[Problem to work on] Each entry that follows is to be retyped exactly. Pictures do not belong in the copy.

[Data for the task]
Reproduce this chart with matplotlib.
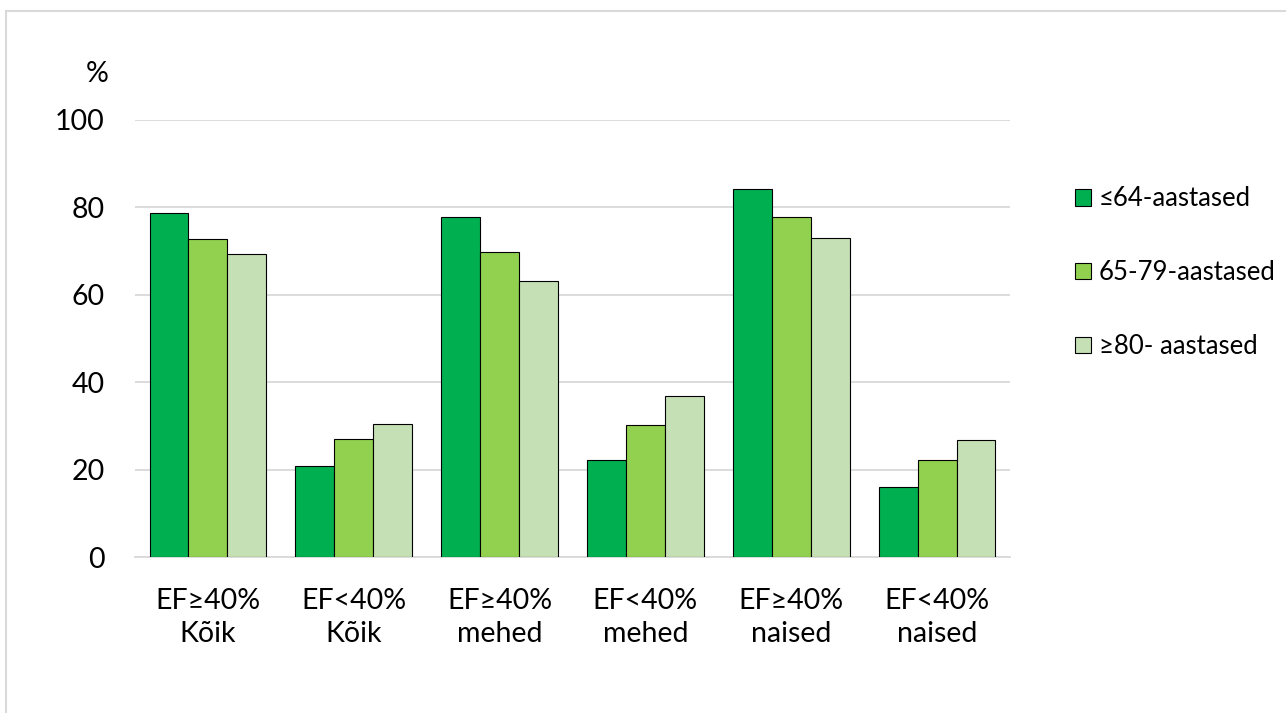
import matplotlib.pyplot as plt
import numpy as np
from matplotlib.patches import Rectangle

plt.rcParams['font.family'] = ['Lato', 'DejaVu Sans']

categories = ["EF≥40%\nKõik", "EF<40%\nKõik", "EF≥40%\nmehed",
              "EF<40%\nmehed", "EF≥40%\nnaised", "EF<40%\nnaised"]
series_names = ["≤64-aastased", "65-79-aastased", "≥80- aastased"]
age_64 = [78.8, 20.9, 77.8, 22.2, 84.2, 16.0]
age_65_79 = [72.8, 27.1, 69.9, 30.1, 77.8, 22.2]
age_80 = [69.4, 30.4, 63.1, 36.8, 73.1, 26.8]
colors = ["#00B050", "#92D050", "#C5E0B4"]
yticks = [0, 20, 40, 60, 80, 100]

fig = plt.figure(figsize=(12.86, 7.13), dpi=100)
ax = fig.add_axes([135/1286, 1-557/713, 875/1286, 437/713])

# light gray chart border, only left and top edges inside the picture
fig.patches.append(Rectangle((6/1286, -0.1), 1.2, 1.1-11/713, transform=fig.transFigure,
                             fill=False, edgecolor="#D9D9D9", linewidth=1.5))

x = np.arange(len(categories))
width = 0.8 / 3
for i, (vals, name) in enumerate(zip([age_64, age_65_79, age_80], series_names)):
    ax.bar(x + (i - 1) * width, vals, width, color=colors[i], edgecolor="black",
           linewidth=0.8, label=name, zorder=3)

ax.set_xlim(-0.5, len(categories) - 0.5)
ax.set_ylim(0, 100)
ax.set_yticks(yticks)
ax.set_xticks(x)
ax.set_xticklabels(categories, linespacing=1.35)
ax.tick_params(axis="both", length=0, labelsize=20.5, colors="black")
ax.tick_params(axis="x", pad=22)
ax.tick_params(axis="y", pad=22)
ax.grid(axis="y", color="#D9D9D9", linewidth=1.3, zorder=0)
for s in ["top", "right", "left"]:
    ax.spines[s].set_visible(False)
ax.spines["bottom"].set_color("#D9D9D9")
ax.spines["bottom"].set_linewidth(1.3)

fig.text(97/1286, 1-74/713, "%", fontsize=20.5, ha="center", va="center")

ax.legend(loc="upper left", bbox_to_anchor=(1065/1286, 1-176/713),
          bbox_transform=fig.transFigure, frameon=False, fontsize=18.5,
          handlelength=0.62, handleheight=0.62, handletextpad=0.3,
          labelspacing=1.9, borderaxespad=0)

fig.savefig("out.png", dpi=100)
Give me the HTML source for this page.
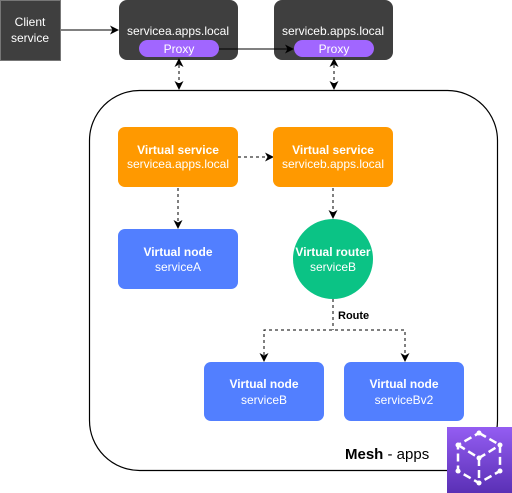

[Output of the exercise]
Reproduce this chart with matplotlib.
import matplotlib.pyplot as plt
import numpy as np
from matplotlib.patches import Rectangle

plt.rcParams['font.family'] = ['Lato', 'DejaVu Sans']

categories = ["EF≥40%\nKõik", "EF<40%\nKõik", "EF≥40%\nmehed",
              "EF<40%\nmehed", "EF≥40%\nnaised", "EF<40%\nnaised"]
series_names = ["≤64-aastased", "65-79-aastased", "≥80- aastased"]
age_64 = [78.8, 20.9, 77.8, 22.2, 84.2, 16.0]
age_65_79 = [72.8, 27.1, 69.9, 30.1, 77.8, 22.2]
age_80 = [69.4, 30.4, 63.1, 36.8, 73.1, 26.8]
colors = ["#00B050", "#92D050", "#C5E0B4"]
yticks = [0, 20, 40, 60, 80, 100]

fig = plt.figure(figsize=(12.86, 7.13), dpi=100)
ax = fig.add_axes([135/1286, 1-557/713, 875/1286, 437/713])

# light gray chart border, only left and top edges inside the picture
fig.patches.append(Rectangle((6/1286, -0.1), 1.2, 1.1-11/713, transform=fig.transFigure,
                             fill=False, edgecolor="#D9D9D9", linewidth=1.5))

x = np.arange(len(categories))
width = 0.8 / 3
for i, (vals, name) in enumerate(zip([age_64, age_65_79, age_80], series_names)):
    ax.bar(x + (i - 1) * width, vals, width, color=colors[i], edgecolor="black",
           linewidth=0.8, label=name, zorder=3)

ax.set_xlim(-0.5, len(categories) - 0.5)
ax.set_ylim(0, 100)
ax.set_yticks(yticks)
ax.set_xticks(x)
ax.set_xticklabels(categories, linespacing=1.35)
ax.tick_params(axis="both", length=0, labelsize=20.5, colors="black")
ax.tick_params(axis="x", pad=22)
ax.tick_params(axis="y", pad=22)
ax.grid(axis="y", color="#D9D9D9", linewidth=1.3, zorder=0)
for s in ["top", "right", "left"]:
    ax.spines[s].set_visible(False)
ax.spines["bottom"].set_color("#D9D9D9")
ax.spines["bottom"].set_linewidth(1.3)

fig.text(97/1286, 1-74/713, "%", fontsize=20.5, ha="center", va="center")

ax.legend(loc="upper left", bbox_to_anchor=(1065/1286, 1-176/713),
          bbox_transform=fig.transFigure, frameon=False, fontsize=18.5,
          handlelength=0.62, handleheight=0.62, handletextpad=0.3,
          labelspacing=1.9, borderaxespad=0)

fig.savefig("out.png", dpi=100)
Give me the HTML source for this page.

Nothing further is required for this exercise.